Ich weiß nicht, ob die Herren, die nach dem Umsturz das Polizeiarchiv prüften, die Posten des Geheimfonds der Staatspolizei entziffern konnten, die lauteten: B - 40 K, F - 50 K, L - 80 K usw., aber sie haben sich entschieden geirrt, wenn sie dachten, daß B, F, L die Anfangsbuchstaben von Männern waren, die für 40, 50, 80 usw. Kronen die tschechische Nation an den schwarzgelben Adler verkauften,

„B" bedeutet Bernhardiner, „F" Foxterrier, „L" heißt Leonberger. Alle diese Hunde brachte Bretschneider von Schwejk zur Polizeidirektion. Es waren abscheuliche Scheusalen die nicht das geringste mit jener reinen Rasse zu tun hatten, für die sie Schwejk Bretschneider gegenüber ausgab.

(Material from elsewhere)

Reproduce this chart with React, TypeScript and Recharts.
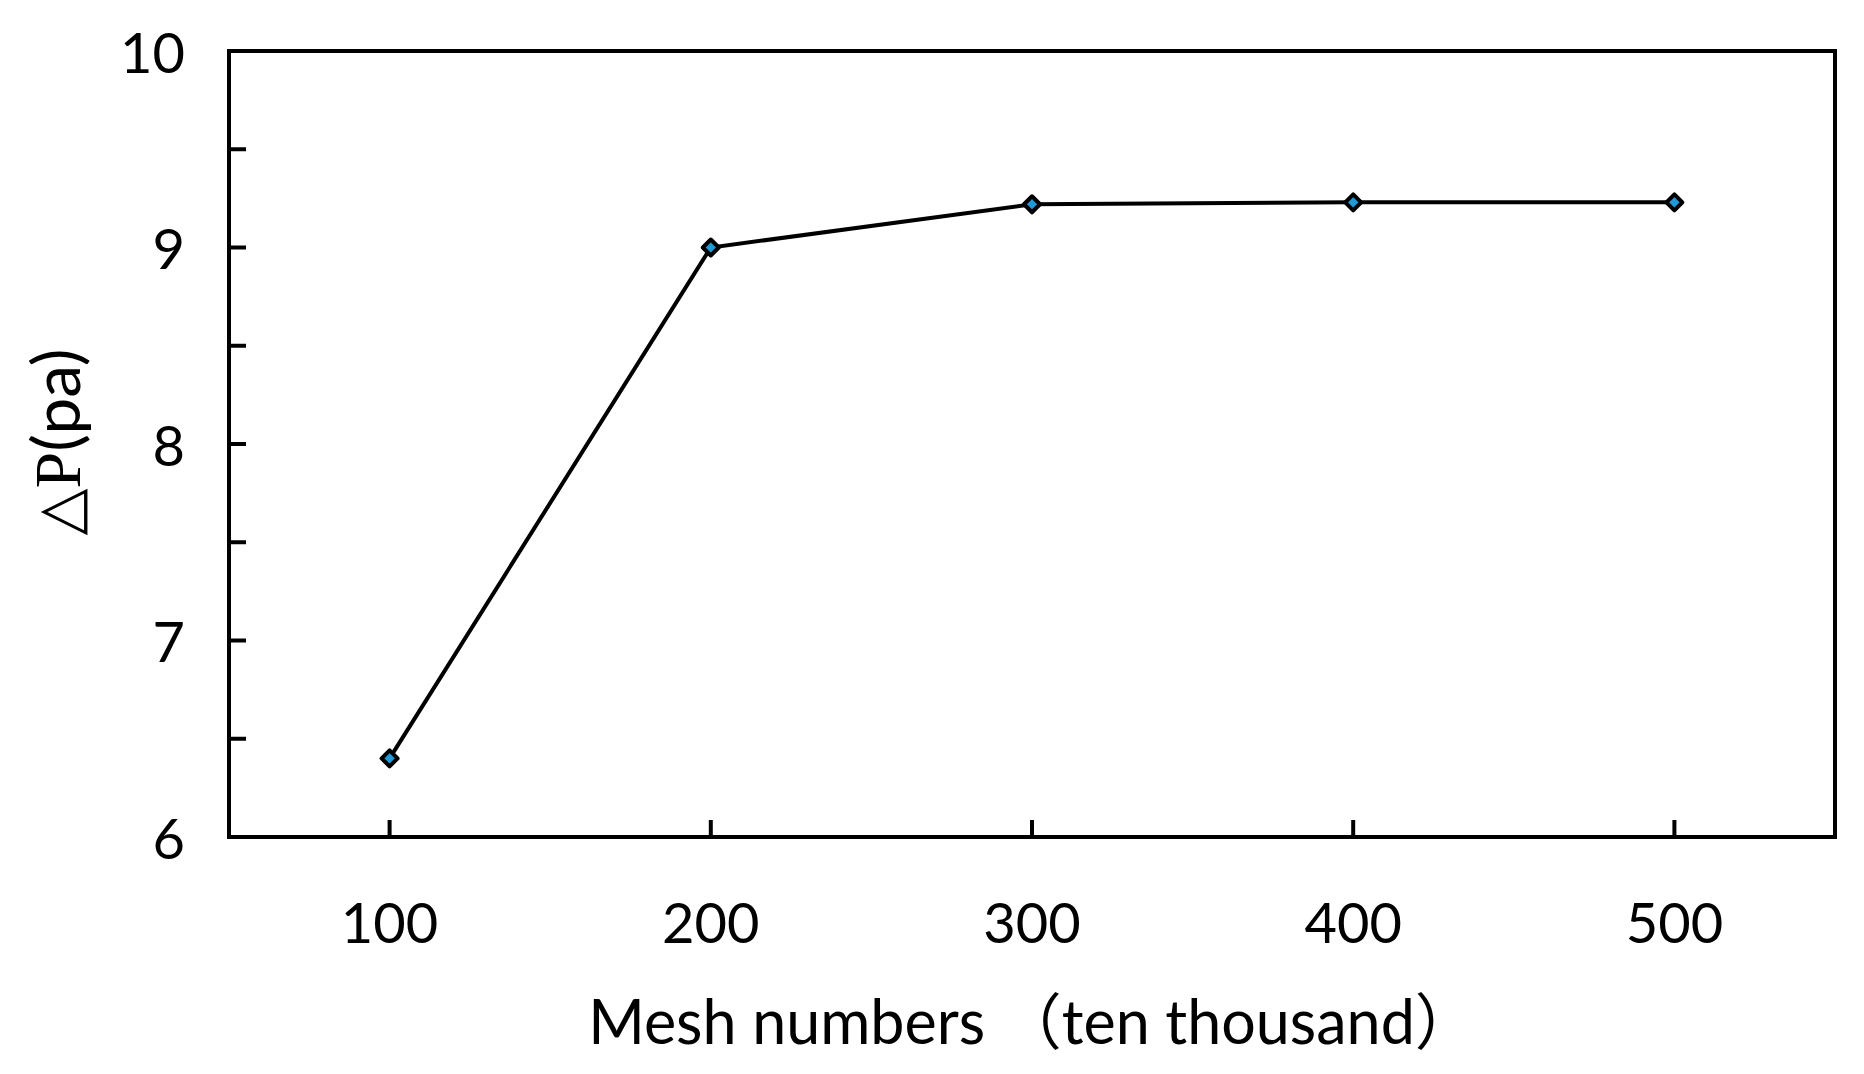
import { LineChart, Line, XAxis, YAxis, ReferenceArea } from 'recharts';

const meshNumbers = [100, 200, 300, 400, 500];
const pressureDrop = [6.4, 9.0, 9.22, 9.23, 9.23];
const xTicks = [100, 200, 300, 400, 500];
const yTicks = [6, 6.5, 7, 7.5, 8, 8.5, 9, 9.5, 10];

const data = meshNumbers.map((m, i) => ({ mesh: m, dp: pressureDrop[i] }));

const FONT = "Lato, 'Noto Sans CJK SC', sans-serif";

const YTick = ({ x, y, payload }: any) => {
  const v = payload.value;
  const major = Number.isInteger(v);
  return (
    <g>
      <line x1={x} y1={y} x2={x + 17} y2={y} stroke="#000" strokeWidth={4} />
      {major && (
        <text x={x - 44} y={y} textAnchor="end" dominantBaseline="central" fontFamily={FONT} fontSize={56} fill="#000">
          {v}
        </text>
      )}
    </g>
  );
};

const XTick = ({ x, y, payload }: any) => (
  <g>
    <line x1={x} y1={y} x2={x} y2={y - 17} stroke="#000" strokeWidth={4} />
    <text x={x} y={y + 84} textAnchor="middle" dominantBaseline="central" fontFamily={FONT} fontSize={56} fill="#000">
      {payload.value}
    </text>
  </g>
);

const Diamond = ({ cx, cy }: any) => {
  if (cx == null || cy == null) return null;
  const r = 8;
  return (
    <polygon
      points={`${cx},${cy - r} ${cx + r},${cy} ${cx},${cy + r} ${cx - r},${cy}`}
      fill="#1f9ad6"
      stroke="#000"
      strokeWidth={4}
      strokeLinejoin="round"
    />
  );
};

// rotated axis title, serif delta + P like the original
const YLabel = () => (
  <text x={0} y={0} transform="translate(80, 442) rotate(-90)" textAnchor="middle" fontSize={66} fill="#000">
    <tspan fontFamily="'DejaVu Serif', 'Liberation Serif', serif" fontSize={61}>△</tspan>
    <tspan fontFamily="'Liberation Serif', serif">P</tspan>
    <tspan fontFamily={FONT}>(pa)</tspan>
  </text>
);

const App = () => {
  return (
    <div style={{ position: 'absolute', left: 0, top: 0, width: 1864, height: 1074, background: '#fff' }}>
      <LineChart width={1864} height={1074} data={data} margin={{ top: 51, right: 29, left: 129, bottom: 0 }}>
        <XAxis
          dataKey="mesh"
          type="number"
          domain={[50, 550]}
          ticks={xTicks}
          height={237}
          tickSize={0}
          tickMargin={0}
          tickLine={false}
          axisLine={{ stroke: '#000', strokeWidth: 4 }}
          tick={<XTick />}
          interval={0}
          label={{
            value: 'Mesh numbers （ten thousand）',
            position: 'insideBottom',
            offset: 30,
            fill: '#000',
            fontSize: 61,
            fontFamily: FONT,
          }}
        />
        <YAxis
          type="number"
          domain={[6, 10]}
          ticks={yTicks}
          width={100}
          tickSize={0}
          tickMargin={0}
          tickLine={false}
          axisLine={{ stroke: '#000', strokeWidth: 4 }}
          tick={<YTick />}
          interval={0}
          label={<YLabel />}
        />
        <ReferenceArea
          x1={50}
          x2={550}
          y1={6}
          y2={10}
          fill="none"
          fillOpacity={0}
          stroke="#000"
          strokeWidth={4}
          ifOverflow="visible"
        />
        <Line
          dataKey="dp"
          stroke="#000"
          strokeWidth={4}
          dot={<Diamond />}
          activeDot={false}
          isAnimationActive={false}
        />
      </LineChart>
    </div>
  );
};

export default App;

Der Bernhardiner war eine Kreuzung aus einem nicht reinrassigen Pudel und einem Straßenköter, der Foxterrier hatte die Ohren eines Dachshundes, die Größe eines Fleischerhundes und krumme Beine, als hätte er die englische Krankheit durchgemacht. Der Leonberger erinnerte mit dem Kopf an das haarige Maul eines Stallpinschers, hatte einen abgehackten Schweif, die Höhe eines Dachshundes und einen kahlen Hintern wie die berühmten nackten amerikanischen Hündchen. Einmal kam Detektiv Kalous, um einen Hund zu kaufen, und kehrte mit einem verstörten Biest zurück, das an eine gefleckte Hyäne mit der Mähne eines schottischen Schäferhundes gemahnte; und unter den Posten des Geheimfonds erschien ein neues: D — 90 K. Das Ungetüm spielte die Rolle einer Dogge …

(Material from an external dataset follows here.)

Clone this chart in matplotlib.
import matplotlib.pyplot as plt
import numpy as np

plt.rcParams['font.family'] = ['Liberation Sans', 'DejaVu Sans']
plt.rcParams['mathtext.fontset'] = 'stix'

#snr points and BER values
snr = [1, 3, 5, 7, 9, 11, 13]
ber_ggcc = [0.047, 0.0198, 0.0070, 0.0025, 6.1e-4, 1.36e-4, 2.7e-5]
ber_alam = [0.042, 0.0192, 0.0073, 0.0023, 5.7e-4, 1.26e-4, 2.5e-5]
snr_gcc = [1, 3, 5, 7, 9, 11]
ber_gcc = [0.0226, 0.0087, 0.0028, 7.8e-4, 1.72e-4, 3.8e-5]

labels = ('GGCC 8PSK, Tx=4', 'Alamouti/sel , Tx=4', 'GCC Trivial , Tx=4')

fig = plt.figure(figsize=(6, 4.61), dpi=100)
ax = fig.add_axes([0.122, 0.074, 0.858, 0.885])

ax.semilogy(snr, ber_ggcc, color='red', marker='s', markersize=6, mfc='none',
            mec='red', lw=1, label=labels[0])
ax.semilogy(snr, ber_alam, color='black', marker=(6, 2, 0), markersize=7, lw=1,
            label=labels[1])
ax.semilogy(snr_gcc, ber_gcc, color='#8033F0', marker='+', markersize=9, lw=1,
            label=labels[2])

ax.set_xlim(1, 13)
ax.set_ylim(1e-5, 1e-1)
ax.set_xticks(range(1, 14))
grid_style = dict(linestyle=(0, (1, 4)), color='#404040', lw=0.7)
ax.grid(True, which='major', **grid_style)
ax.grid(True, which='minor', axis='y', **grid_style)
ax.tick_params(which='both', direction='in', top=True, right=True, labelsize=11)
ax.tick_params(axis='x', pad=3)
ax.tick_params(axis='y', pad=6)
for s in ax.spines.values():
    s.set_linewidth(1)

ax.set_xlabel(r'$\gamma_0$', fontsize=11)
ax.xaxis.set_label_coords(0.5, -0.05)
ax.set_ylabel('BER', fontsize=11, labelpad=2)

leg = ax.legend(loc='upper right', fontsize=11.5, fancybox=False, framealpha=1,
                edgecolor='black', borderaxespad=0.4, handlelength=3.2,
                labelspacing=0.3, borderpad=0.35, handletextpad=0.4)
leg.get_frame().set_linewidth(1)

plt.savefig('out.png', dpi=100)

Aber auch Kalous gelang es nicht, etwas aus Schwejk herauszubekommen. Es erging ihm so wie Bretschneider. Selbst die geschicktesten politischen Gespräche leitete Schwejk auf die Behandlung der Hundeseuche bei jungen Hunden über, und das Ergebnis der scharfsinnigst erdachten Fälle endete damit, daß Bretschneider von Schwejk abermals ein neues, unerhört gekreuztes Scheusal nach Hause brachte.

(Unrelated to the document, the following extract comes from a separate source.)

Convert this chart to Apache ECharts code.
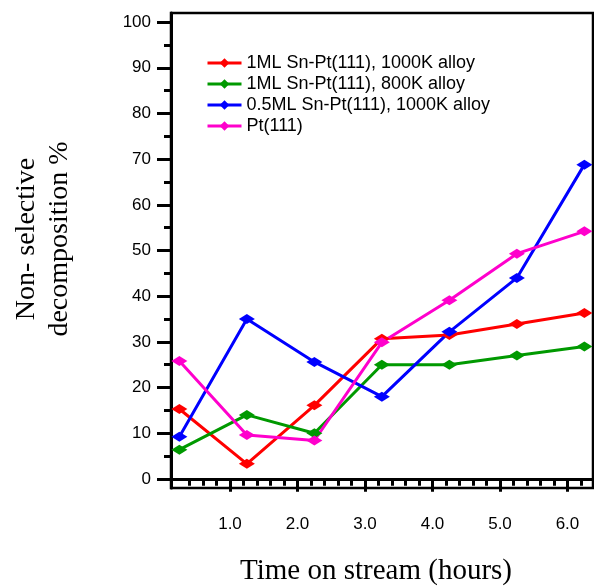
<!DOCTYPE html>
<html>
<head>
<meta charset="utf-8">
<script src="https://cdn.jsdelivr.net/npm/echarts@6/dist/echarts.min.js"></script>
<style>
  html, body { margin: 0; padding: 0; background: #fff; }
  #chart { width: 594px; height: 586px; }
</style>
</head>
<body>
<div id="chart"></div>
<script>
// time on stream (hours)
const hours = [0.25, 1.25, 2.25, 3.25, 4.25, 5.25, 6.25];
const sn1ml1000K = [15.3, 3.3, 16.1, 30.7, 31.5, 33.9, 36.3];
const sn1ml800K = [6.4, 14.0, 10.0, 25.0, 25.0, 27.0, 29.0];
const sn05ml1000K = [9.2, 35.0, 25.6, 18.0, 32.2, 44.0, 68.8];
const pt111 = [25.8, 9.6, 8.4, 29.9, 39.1, 49.3, 54.2];

const seriesNames = ["1ML Sn-Pt(111), 1000K alloy", "1ML Sn-Pt(111), 800K alloy", "0.5ML Sn-Pt(111), 1000K alloy", "Pt(111)"];
const seriesColors = ["#ff0000", "#009900", "#0000ff", "#ff00cc"];
const seriesData = [sn1ml1000K, sn1ml800K, sn05ml1000K, pt111];

const xMajorTicks = [1, 2, 3, 4, 5, 6];
const xMinorTicks = [0.4, 0.6, 0.8, 1.2, 1.4, 1.6, 1.8, 2.2, 2.4, 2.6, 2.8, 3.2, 3.4, 3.6, 3.8, 4.2, 4.4, 4.6, 4.8, 5.2, 5.4, 5.6, 5.8, 6.2];
const yMajorTicks = [0, 10, 20, 30, 40, 50, 60, 70, 80, 90, 100];
const yMinorTicks = [5, 15, 25, 35, 45, 55, 65, 75, 85, 95];

const chart = echarts.init(document.getElementById("chart"));

const xMin = 0.126, xMax = 6.378;
const yMin = -2, yMax = 102;

function makeSeries(i) {
  let points = [];
  for (let k = 0; k < hours.length; k++) {
    points.push([hours[k], seriesData[i][k]]);
  }
  return {
    name: seriesNames[i],
    type: "line",
    data: points,
    symbol: "diamond",
    symbolSize: [16, 10],
    lineStyle: { color: seriesColors[i], width: 3 },
    itemStyle: { color: seriesColors[i] },
    animation: false,
  };
}

let option = {
  backgroundColor: "#fff",
  grid: {
    left: 171, top: 13, right: 1, bottom: 98,
    show: true, borderColor: "#000", borderWidth: 2.5,
  },
  legend: {
    orient: "vertical",
    left: 201, top: 49,
    itemWidth: 34, itemHeight: 12, itemGap: 3,
    lineStyle: { width: 3 },
    textStyle: { fontFamily: "Liberation Sans", fontSize: 18, color: "#000", lineHeight: 17 },
    data: seriesNames,
  },
  graphic: [
    {
      type: "text",
      x: 43, y: 239,
      rotation: Math.PI / 2,
      style: {
        text: "Non- selective\ndecomposition %",
        font: "28px 'Liberation Serif'",
        fill: "#000",
        align: "center",
        verticalAlign: "middle",
        lineHeight: 33,
      },
    },
    {
      type: "text",
      x: 376, y: 571,
      style: {
        text: "Time on stream (hours)",
        font: "29px 'Liberation Serif'",
        fill: "#000",
        align: "center",
        verticalAlign: "middle",
      },
    },
  ],
  xAxis: [
    {
      type: "value", min: xMin, max: xMax,
      axisLine: { show: true, lineStyle: { color: "#000", width: 3 } },
      axisTick: { show: true, inside: false, length: 13, customValues: xMajorTicks, lineStyle: { color: "#000", width: 3 } },
      axisLabel: { show: true, customValues: xMajorTicks, margin: 28, fontFamily: "Liberation Sans", fontSize: 17, color: "#000", formatter: (v) => v.toFixed(1) },
      splitLine: { show: false },
    },
    {
      type: "value", min: xMin, max: xMax, position: "bottom",
      axisLine: { show: false },
      axisTick: { show: true, inside: false, length: 7, customValues: xMinorTicks, lineStyle: { color: "#000", width: 3 } },
      axisLabel: { show: false },
      splitLine: { show: false },
    },
  ],
  yAxis: [
    {
      type: "value", min: yMin, max: yMax,
      axisLine: { show: true, lineStyle: { color: "#000", width: 3 } },
      axisTick: { show: true, inside: false, length: 14, customValues: yMajorTicks, lineStyle: { color: "#000", width: 3 } },
      axisLabel: { show: true, customValues: yMajorTicks, margin: 20, fontFamily: "Liberation Sans", fontSize: 17, color: "#000" },
      splitLine: { show: false },
    },
    {
      type: "value", min: yMin, max: yMax, position: "left",
      axisLine: { show: false },
      axisTick: { show: true, inside: false, length: 7, customValues: yMinorTicks, lineStyle: { color: "#000", width: 3 } },
      axisLabel: { show: false },
      splitLine: { show: false },
    },
  ],
  series: [0, 1, 2, 3].map(makeSeries),
};

chart.setOption(option);
</script>
</body>
</html>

Und das war das Ende des berühmten Detektivs Bretschneider. Als er in seiner Wohnung bereits sieben solcher Scheusäler hatte, sperrte er sich mit ihnen im Hinterzimmer ein und gab ihnen so lange nichts zu fressen, bis sie ihn auffraßen.

Er war so ehrenhaft, daß er dem Ärar die Begräbniskosten ersparte. In seinem Dienstvermerk auf der Polizeidirektion waren in die Rubrik: „Beförderung im Dienst" folgende Worte voller Tragik eingetragen: „Aufgefressen von den eigenen Hunden."

Als Schwejk später von dieser tragischen Begebenheit erfuhr, sagte er: „Aber das eine möcht ich nur gern wissen, wie sie ihn beim Jüngsten Gericht zusammensetzen wern."